* * *
Медицина ее очень интересовала, она имела какой-то дар диагноза. Сколько случаев было в нашей римской жизни, когда доктора говорили одно, а Фламинго другое; и всегда оказывалось, что права была она. Все знакомые обращались к ней за советами, и наш друг, милый доктор, который лечил (и часто даром) всех русских друзей, сильно ревновал Фламинго к своим пациентам.
Во время Первой мировой войны она прошла медицинский курс и стала сестрой милосердия Красного Креста. (Не знаю, написана ли она была в качестве таковой для регулярной работы, но знаю, что она постоянно кого-то лечила и всегда с полной беззаветностью.) В первые годы после октябрьской революции началась страшная эпидемия сыпного тифа. Переболел и почти весь медицинский персонал. Фламинго постоянно ухаживала за больными, но сама не заразилась.
Заразился, однако, один из близких ей людей, Сураварди — впоследствии известный ориенталист и посол Пакистана при Ватикане. Он был другом молодого индуса, за которого Фламинго должна была выйти замуж. Любовь между ним и молодой Ольгой была чувством очень высоким, мистическим и соединяющим их какими-то метафизическими, таинственными связями. Для посвящения в жизнь истинной любви, Фламинго должна была отказаться от своего старого мира — и внешнего и внутреннего — и окончательно уехать к жениху в Индию. Он ждал ответа; она колебалась и попросила отсрочку. Он вернулся на родину, а в назначенный ими день послал своего близкого друга, Сураварди, чтобы узнать ее решение. Фламинго за это время много передумала и убедилась, что это путь очень высокий, но не ее. Тем временем Сураварди заразился сыпным тифом, попал в больницу, был обречен докторами, но спасен от смерти Фламингой, которая от него не отходила ни на минуту. Она рассказывала особенно ярко про последнюю ночь — ночь кризиса, когда она его откачала какими-то на свой страх выбранными вспрыскиваниями. Сураварди всю жизнь был благодарен Фламинге за свое спасение и глубоко ее чтил.
* * *
Религиозная жизнь у Фламинги с годами все более и более углублялась. У меня создалось впечатление, что она тайно дала обет бедности. Не было сил заставить ее купить для себя что-нибудь, хотя бы и совсем нужное. Вспоминается, к каким ухищрениям нам с Димой пришлось прибегнуть, чтобы она согласилась принять новую скромную нейлоновую шубку, когда ее старая уже так продырявилась, что вызывала всеобщее удивление. Никогда ни одного такси — на трамвае или пешечком; никогда ни одного пирожного в баре (даже если в этот день она не обедала); если же у нее были деньги, то сразу покупала что-нибудь, чтобы подарить нуждающемуся, а то просто побаловать кого-нибудь любимого.

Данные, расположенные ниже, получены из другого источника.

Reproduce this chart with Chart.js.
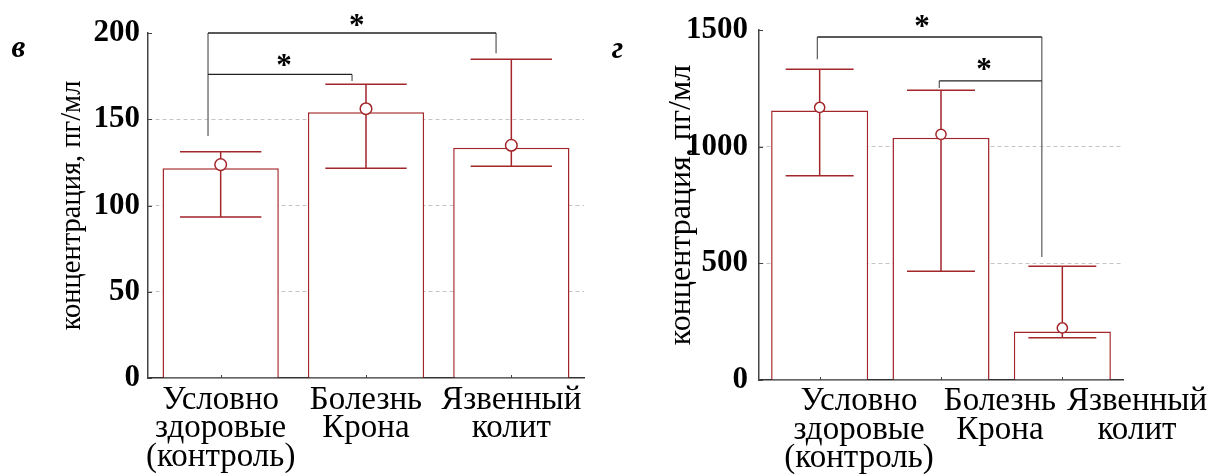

Рассказывает мне мой бесценный друг Ирочка Прен, что она как-то говорила с Фламингой об одном праведнике и спросила: зачем молиться за его душу? Ведь она явно спасена. Фламинго ответила:
— Да, нужно непременно молиться о нем. Мы не знаем, сколько грехов других людей этот праведник взял на себя.
В последнюю неделю жизни Фламинги (она умерла 11–го мая 1978 года) она тяжко болела и сознание у нее подчас помрачалось. Эти моменты у нее как бы выключались из жизни, и она о них не помнила. Но замечательно то, что они относились все к материальной стороне жизни, а умственная и душевная жизнь возвращалась совсем живой и сознательной. Она интересовалась всем происходящим, внутренне участвовала в текущих событиях, духовно присоединялась к силе добра, борющейся со злом.

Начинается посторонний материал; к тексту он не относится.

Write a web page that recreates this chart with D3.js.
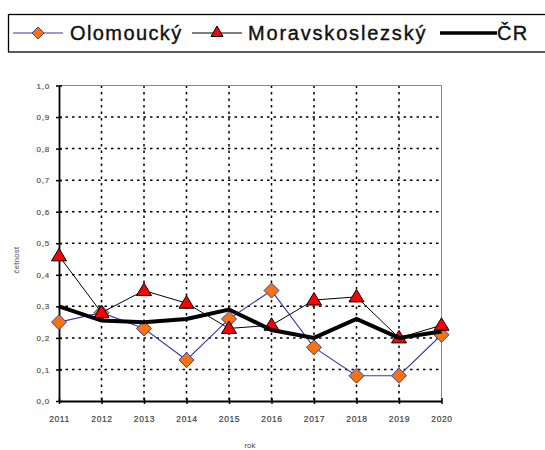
<!DOCTYPE html>
<html><head><meta charset="utf-8">
<script src="https://cdn.jsdelivr.net/npm/d3@7"></script>
<style>body{margin:0;background:#fff}svg{display:block}</style>
</head><body>
<svg id="c" width="545" height="450"></svg>
<script>
const years = ["2011","2012","2013","2014","2015","2016","2017","2018","2019","2020"];
const olomoucky = [0.25,0.28,0.23,0.13,0.26,0.35,0.17,0.08,0.08,0.21];
const moravskoslezsky = [0.46,0.28,0.35,0.31,0.23,0.24,0.32,0.33,0.20,0.24];
const cr = [0.30,0.255,0.25,0.26,0.29,0.225,0.20,0.26,0.20,0.22];
const yTicks = [0,0.1,0.2,0.3,0.4,0.5,0.6,0.7,0.8,0.9,1.0];
const seriesNames = ["Olomoucký","Moravskoslezský","ČR"];

const svg = d3.select("#c");
const L=59, R=441.5, T=85.5, B=401;
const x = d3.scalePoint().domain(years).range([L,R]);
const y = d3.scaleLinear().domain([0,1]).range([B,T]);
const fmt = d=>d3.format(".1f")(d).replace(".",",");
const sf = "Liberation Sans, Arial";

// grid
const g = svg.append("g");
g.selectAll(".hg").data(yTicks.filter(d=>d>0&&d<1)).join("line")
 .attr("x1",L).attr("x2",R).attr("y1",d=>y(d)).attr("y2",d=>y(d))
 .attr("stroke","#000").attr("stroke-width",1.5).attr("stroke-dasharray","2.5,4");
g.selectAll(".vg").data(years.slice(1,-1)).join("line")
 .attr("x1",d=>x(d)).attr("x2",d=>x(d)).attr("y1",T).attr("y2",B)
 .attr("stroke","#000").attr("stroke-width",1.5).attr("stroke-dasharray","2.5,4");
// top & right border
svg.append("line").attr("x1",L).attr("x2",R).attr("y1",T).attr("y2",T).attr("stroke","#888").attr("stroke-width",1);
svg.append("line").attr("x1",R).attr("x2",R).attr("y1",T).attr("y2",B).attr("stroke","#888").attr("stroke-width",1);

// axes
const yAxis = d3.axisLeft(y).tickValues(yTicks).tickFormat(fmt).tickSizeInner(3).tickSizeOuter(0).tickPadding(6);
const ya = svg.append("g").attr("transform",`translate(${L},0)`).call(yAxis);
ya.select(".domain").attr("stroke","#000").attr("stroke-width",1.8);
ya.selectAll(".tick line").attr("x2",3).attr("x1",-3).attr("stroke-width",1.5);
ya.selectAll("text").attr("font-family",sf).attr("font-size",8).attr("letter-spacing",0.8)
  .attr("fill","#555").attr("stroke","#555").attr("stroke-width",0.2);

const xAxis = d3.axisBottom(x).tickSizeInner(3).tickSizeOuter(0).tickPadding(12);
const xa = svg.append("g").attr("transform",`translate(0,${B})`).call(xAxis);
xa.select(".domain").attr("stroke","#000").attr("stroke-width",1.8);
xa.selectAll(".tick line").attr("y1",-3).attr("y2",3).attr("stroke-width",1.5);
xa.selectAll("text").attr("font-family",sf).attr("font-size",8.5).attr("letter-spacing",0.6)
  .attr("fill","#444").attr("stroke","#444").attr("stroke-width",0.2);

svg.append("text").attr("x",250).attr("y",448).attr("text-anchor","middle")
 .attr("font-family",sf).attr("font-size",8).attr("fill","#444").text("rok");
svg.append("text").attr("transform","translate(19,260) rotate(-90)").attr("text-anchor","middle")
 .attr("font-family",sf).attr("font-size",7.5).attr("letter-spacing",0.4).attr("fill","#444").text("četnost");

// lines
const line = d3.line().x((d,i)=>x(years[i])).y(d=>y(d));
svg.append("path").datum(olomoucky).attr("d",line).attr("fill","none").attr("stroke","#3a3aa8").attr("stroke-width",1.1);
const diamond = s=>`M0,${-s}L${s},0L0,${s}L${-s},0Z`;
svg.selectAll(".dm").data(olomoucky).join("path")
 .attr("transform",(d,i)=>`translate(${x(years[i])},${y(d)})`)
 .attr("d",diamond(7.5)).attr("fill","#f7730e").attr("stroke","#3a3aa8").attr("stroke-width",1);

svg.append("path").datum(moravskoslezsky).attr("d",line).attr("fill","none").attr("stroke","#000").attr("stroke-width",1);
const tri = "M0,-7.5L7.5,5L-7.5,5Z";
svg.selectAll(".tr").data(moravskoslezsky).join("path")
 .attr("transform",(d,i)=>`translate(${x(years[i])},${y(d)})`)
 .attr("d",tri).attr("fill","#ff0000").attr("stroke","#000").attr("stroke-width",1);

svg.append("path").datum(cr).attr("d",line).attr("fill","none").attr("stroke","#000").attr("stroke-width",4);

// legend
svg.append("rect").attr("x",8.5).attr("y",14.5).attr("width",560).attr("height",37.5).attr("fill","none").attr("stroke","#000").attr("stroke-width",1.3);
const ly = 33;
svg.append("line").attr("x1",13).attr("x2",63).attr("y1",ly).attr("y2",ly).attr("stroke","#3a3aa8").attr("stroke-width",1.2);
svg.append("path").attr("transform",`translate(38,${ly})`).attr("d",diamond(6)).attr("fill","#f7730e").attr("stroke","#3a3aa8");
svg.append("text").attr("x",70).attr("y",ly+7).attr("font-family",sf).attr("font-size",20).attr("letter-spacing",1.4)
 .attr("fill","#111").attr("stroke","#111").attr("stroke-width",0.4).text(seriesNames[0]);
svg.append("line").attr("x1",192).attr("x2",242).attr("y1",ly).attr("y2",ly).attr("stroke","#000").attr("stroke-width",1.2);
svg.append("path").attr("transform",`translate(217,${ly-1})`).attr("d","M0,-6L6,4.5L-6,4.5Z").attr("fill","#ff0000").attr("stroke","#000");
svg.append("text").attr("x",248).attr("y",ly+7).attr("font-family",sf).attr("font-size",20).attr("letter-spacing",1.8)
 .attr("fill","#111").attr("stroke","#111").attr("stroke-width",0.4).text(seriesNames[1]);
svg.append("line").attr("x1",440).attr("x2",497).attr("y1",ly).attr("y2",ly).attr("stroke","#000").attr("stroke-width",3.5);
svg.append("text").attr("x",497).attr("y",ly+7).attr("font-family",sf).attr("font-size",20).attr("letter-spacing",1.4)
 .attr("fill","#111").attr("stroke","#111").attr("stroke-width",0.4).text(seriesNames[2]);
</script>
</body></html>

Как она была поражена известием об убийстве Альдо Моро за два — три дня до ее смерти!
— Боже мой! Зачем, зачем они это сделали![1]
По телевизору давали «Ревизора». Лежа в постели, уже крайне слабая, Фламинго просмотрела его с начала до конца — ее интересовала итальянская постановка пьесы. В воскресенье передавалась торжественная обедня. Фламинго, лежа, ревностно участвовала в ней и следила за ее ходом всей душой. Когда служба дошла до «Отче наш», она, зная (хотя была православной), что в католической церкви верующим полагается произносить молитву стоя, взглянула на меня жалко и беспомощно, как бы спрашивая: «Как мне быть? Я не могу встать!».